Gold prices are down about six percent while bitcoin has fallen 18 percent from its early May high.
Emerging-market stocks hit
A strengthening dollar also increases the relatively attractiveness of U.S.-based assets when investors take currency gains and losses into account. Assuming stock prices in the U.S. and overseas remain the same, a foreign investor in U.S. assets would enjoy a lift in performance from the dollar's gain alone.
The dynamic has led the S&P 500 to outperform emerging-market stocks by 5.9 percent. Add in the 4 percent gain in the dollar, and a Chinese investor would see a nearly 10 percent increase in total return if they had moved into the S&P 500 -- thus the U.S. dollar -- in the middle of April.

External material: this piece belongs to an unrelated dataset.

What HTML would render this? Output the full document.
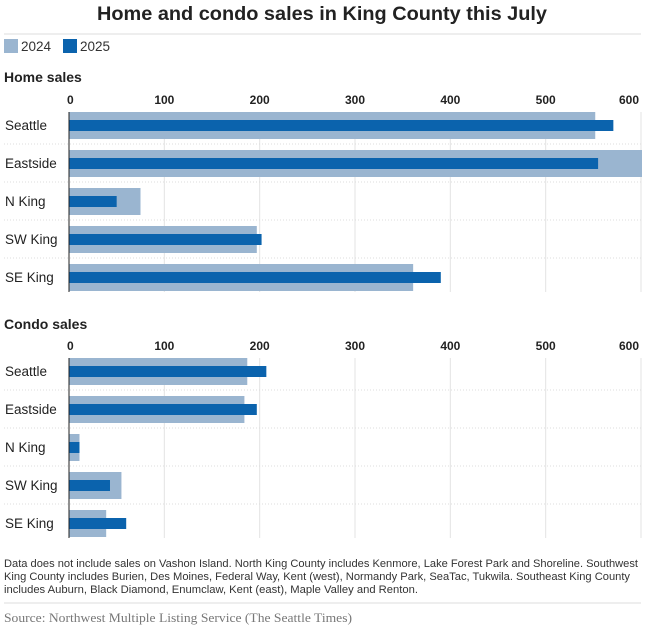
<!DOCTYPE html>
<html><head><meta charset="utf-8"><style>
body{margin:0;background:#fff;width:652px;height:631px;overflow:hidden;font-family:"Liberation Sans",sans-serif;}
svg{display:block}
</style></head><body>
<svg width="652" height="631">
<text x="322" y="20" text-anchor="middle" font-size="19" font-weight="bold" fill="#222" textLength="450" lengthAdjust="spacingAndGlyphs">Home and condo sales in King County this July</text>
<line x1="4" y1="34" x2="641" y2="34" stroke="#ddd"/>
<g>
<rect x="4" y="39" width="14" height="14" fill="#9ab5d0"/>
<text x="21" y="51" font-size="13.5" fill="#333">2024</text>
<rect x="63" y="39" width="14" height="14" fill="#0b63ad"/>
<text x="80" y="51" font-size="13.5" fill="#333">2025</text>
</g>
<g id="home"></g>
<g id="condo"></g>
<g font-size="10.8" fill="#333">
<text x="4" y="567" textLength="634" lengthAdjust="spacingAndGlyphs">Data does not include sales on Vashon Island. North King County includes Kenmore, Lake Forest Park and Shoreline. Southwest</text>
<text x="4" y="580" textLength="626" lengthAdjust="spacingAndGlyphs">King County includes Burien, Des Moines, Federal Way, Kent (west), Normandy Park, SeaTac, Tukwila. Southeast King County</text>
<text x="4" y="593" textLength="414" lengthAdjust="spacingAndGlyphs">includes Auburn, Black Diamond, Enumclaw, Kent (east), Maple Valley and Renton.</text>
</g>
<line x1="4" y1="603" x2="641" y2="603" stroke="#ddd"/>
<text x="4" y="622" font-size="13" fill="#777" font-family="Liberation Serif, serif" textLength="348" lengthAdjust="spacingAndGlyphs">Source: Northwest Multiple Listing Service (The Seattle Times)</text>
</svg>
<script>
const categories=["Seattle","Eastside","N King","SW King","SE King"];
const ticks=[0,100,200,300,400,500,600];
const home2024=[552,620,75,197,361];
const home2025=[571,555,50,202,390];
const condo2024=[187,184,11,55,39];
const condo2025=[207,197,11,43,60];
const NS="http://www.w3.org/2000/svg";
const X0=69,X1=641,XMAX=600;
function xs(v){return X0+(v/XMAX)*(X1-X0);}
function mk(p,tag,a){const e=document.createElementNS(NS,tag);for(const k in a)e.setAttribute(k,a[k]);p.appendChild(e);return e;}
function panel(gid,title,titleY,tickY,top,a,b,key){
 const g=document.getElementById(gid);
 const t=mk(g,"text",{x:4,y:titleY,"font-size":14,"font-weight":"bold",fill:"#222"});t.textContent=title;
 
 
 const pitch=38,bottom=top+pitch*categories.length-10;
 ticks.forEach(v=>{
  const x=xs(v);
  const tl=mk(g,"text",{x:v===600?x-2:x,y:tickY,"font-size":12,"font-weight":"bold","text-anchor":v===600?"end":(v===0?"start":"middle"),fill:"#222"});
  if(v===0)tl.setAttribute("x",x-2);
  tl.textContent=v;
  
  
  if(v>0){const gl=mk(g,"line",{x1:x,y1:top,x2:x,y2:bottom,stroke:"#e3e3e3"});
  
  }
 });
 categories.forEach((c,i)=>{
  const y=top+i*pitch;
  if(i>0){const sp=mk(g,"line",{x1:4,y1:y-6,x2:641,y2:y-6,stroke:"#ddd","stroke-dasharray":"1,2"});
  
  }
  const lb=mk(g,"text",{x:5,y:y+18,"font-size":13.5,fill:"#222"});lb.textContent=c;
  
  
  const r1=mk(g,"rect",{x:X0,y:y,width:Math.min(xs(a[i]),642)-X0,height:27,fill:"#9ab5d0"});
  
  
  const r2=mk(g,"rect",{x:X0,y:y+8,width:Math.min(xs(b[i]),642)-X0,height:11,fill:"#0b63ad"});
  
  
 });
 const ax=mk(g,"line",{x1:X0,y1:top,x2:X0,y2:bottom,stroke:"#222"});
 
 
}
panel("home","Home sales",82,104,112,home2024,home2025,"home");
panel("condo","Condo sales",329,350,358,condo2024,condo2025,"condo");
</script>
</body></html>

U.S. small-cap stocks bolstered versus large caps
A stronger dollar tends to benefit smaller U.S. stocks versus large-cap equities because larger companies have more exposure to global markets. When you have a large share of revenue coming from overseas, a stronger dollar reduces its relative value.
Over the past two months, the Russell 2000 small-cap index has enjoyed a 4 percent performance advantage over the S&P 500 large-cap index and is trading at a record high.
Analysts at Perritt Capital Management note that historically, this is backed up by the data: When the dollar is strengthening, the Russell 2000 averages an annual total return of 13.2 percent compared to 10.3 percent for the S&P 500.